| Records to process |
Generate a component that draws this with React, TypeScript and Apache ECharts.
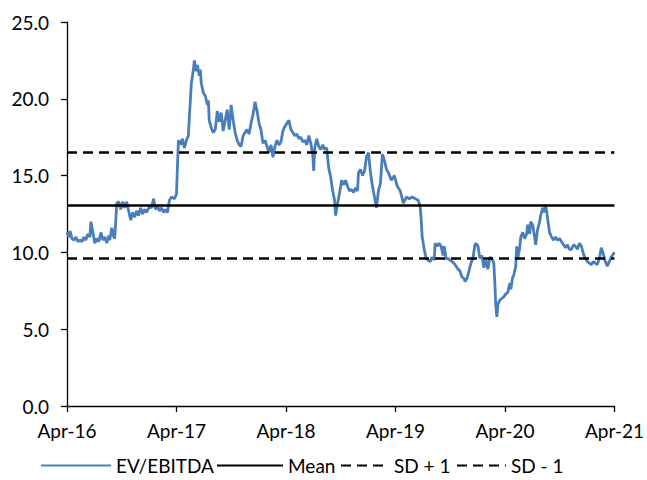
==
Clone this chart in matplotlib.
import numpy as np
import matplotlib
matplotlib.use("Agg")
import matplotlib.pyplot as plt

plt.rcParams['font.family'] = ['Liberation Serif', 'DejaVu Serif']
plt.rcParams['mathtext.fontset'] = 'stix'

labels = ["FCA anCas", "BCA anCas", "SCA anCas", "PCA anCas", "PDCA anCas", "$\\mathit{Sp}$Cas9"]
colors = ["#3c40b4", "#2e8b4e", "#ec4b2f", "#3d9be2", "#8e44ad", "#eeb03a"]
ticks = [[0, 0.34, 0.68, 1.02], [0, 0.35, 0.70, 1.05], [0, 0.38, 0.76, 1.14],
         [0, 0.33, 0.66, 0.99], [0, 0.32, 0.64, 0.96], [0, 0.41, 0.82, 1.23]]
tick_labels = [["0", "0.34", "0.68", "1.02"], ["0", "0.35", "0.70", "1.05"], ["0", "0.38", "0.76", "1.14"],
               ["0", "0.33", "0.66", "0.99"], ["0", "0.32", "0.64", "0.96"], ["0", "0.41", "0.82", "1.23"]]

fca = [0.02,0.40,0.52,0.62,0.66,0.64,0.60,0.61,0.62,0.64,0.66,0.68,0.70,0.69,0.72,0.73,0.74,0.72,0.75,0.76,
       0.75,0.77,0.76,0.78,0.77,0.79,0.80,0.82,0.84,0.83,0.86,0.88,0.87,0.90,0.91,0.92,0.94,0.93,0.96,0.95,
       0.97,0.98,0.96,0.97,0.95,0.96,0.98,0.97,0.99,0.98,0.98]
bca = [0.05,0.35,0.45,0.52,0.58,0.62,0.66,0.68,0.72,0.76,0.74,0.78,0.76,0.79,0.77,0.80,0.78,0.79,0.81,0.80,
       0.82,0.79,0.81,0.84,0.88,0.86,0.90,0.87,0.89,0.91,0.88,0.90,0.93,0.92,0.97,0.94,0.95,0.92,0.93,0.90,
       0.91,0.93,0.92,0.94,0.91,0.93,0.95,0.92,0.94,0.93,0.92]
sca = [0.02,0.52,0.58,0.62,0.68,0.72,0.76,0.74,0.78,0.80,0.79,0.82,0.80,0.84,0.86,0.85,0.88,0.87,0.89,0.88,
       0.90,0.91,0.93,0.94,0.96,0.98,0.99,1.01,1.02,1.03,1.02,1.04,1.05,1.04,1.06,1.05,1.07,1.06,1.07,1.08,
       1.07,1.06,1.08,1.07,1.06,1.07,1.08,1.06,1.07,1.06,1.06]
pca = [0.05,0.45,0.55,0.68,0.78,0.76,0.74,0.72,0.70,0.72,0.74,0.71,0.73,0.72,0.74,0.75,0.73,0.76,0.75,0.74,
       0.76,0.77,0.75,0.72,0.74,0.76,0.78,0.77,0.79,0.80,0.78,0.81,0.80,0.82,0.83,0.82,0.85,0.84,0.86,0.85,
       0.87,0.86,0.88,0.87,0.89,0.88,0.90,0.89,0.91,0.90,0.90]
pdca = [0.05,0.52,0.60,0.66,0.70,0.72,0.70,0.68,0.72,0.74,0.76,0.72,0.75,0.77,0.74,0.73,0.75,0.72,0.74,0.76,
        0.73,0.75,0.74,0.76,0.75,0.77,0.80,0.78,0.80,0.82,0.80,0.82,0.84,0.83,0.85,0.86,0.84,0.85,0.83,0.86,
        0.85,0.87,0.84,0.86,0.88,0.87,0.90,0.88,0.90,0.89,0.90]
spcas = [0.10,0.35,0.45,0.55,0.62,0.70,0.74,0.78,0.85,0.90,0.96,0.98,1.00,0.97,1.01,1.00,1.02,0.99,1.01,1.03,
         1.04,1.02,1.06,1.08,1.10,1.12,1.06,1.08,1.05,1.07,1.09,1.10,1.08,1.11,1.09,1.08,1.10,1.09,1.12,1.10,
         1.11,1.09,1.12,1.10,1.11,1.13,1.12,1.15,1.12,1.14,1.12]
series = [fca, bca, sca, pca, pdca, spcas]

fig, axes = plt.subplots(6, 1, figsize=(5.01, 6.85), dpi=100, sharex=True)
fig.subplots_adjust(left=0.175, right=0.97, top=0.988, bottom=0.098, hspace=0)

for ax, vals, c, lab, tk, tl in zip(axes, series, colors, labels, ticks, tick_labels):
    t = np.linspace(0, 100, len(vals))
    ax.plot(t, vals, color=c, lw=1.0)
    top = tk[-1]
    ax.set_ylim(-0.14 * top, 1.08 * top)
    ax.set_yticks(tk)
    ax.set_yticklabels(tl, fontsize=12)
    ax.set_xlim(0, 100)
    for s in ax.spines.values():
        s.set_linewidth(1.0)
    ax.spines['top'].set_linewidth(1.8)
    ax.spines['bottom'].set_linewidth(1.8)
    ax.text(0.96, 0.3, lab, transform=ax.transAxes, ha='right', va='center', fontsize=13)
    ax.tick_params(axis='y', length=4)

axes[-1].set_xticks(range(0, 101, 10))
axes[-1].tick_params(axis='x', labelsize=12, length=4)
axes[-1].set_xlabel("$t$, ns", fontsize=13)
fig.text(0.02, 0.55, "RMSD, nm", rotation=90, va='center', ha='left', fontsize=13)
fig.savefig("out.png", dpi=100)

| Goal of the exercise |
Reproduce exactly the lines from the line with "Clone this chart in matplotlib." to the line with "plt.rcParams['mathtext.fontset'] = 'stix'", both end lines included.

| Result of this task |
Clone this chart in matplotlib.
import numpy as np
import matplotlib
matplotlib.use("Agg")
import matplotlib.pyplot as plt

plt.rcParams['font.family'] = ['Liberation Serif', 'DejaVu Serif']
plt.rcParams['mathtext.fontset'] = 'stix'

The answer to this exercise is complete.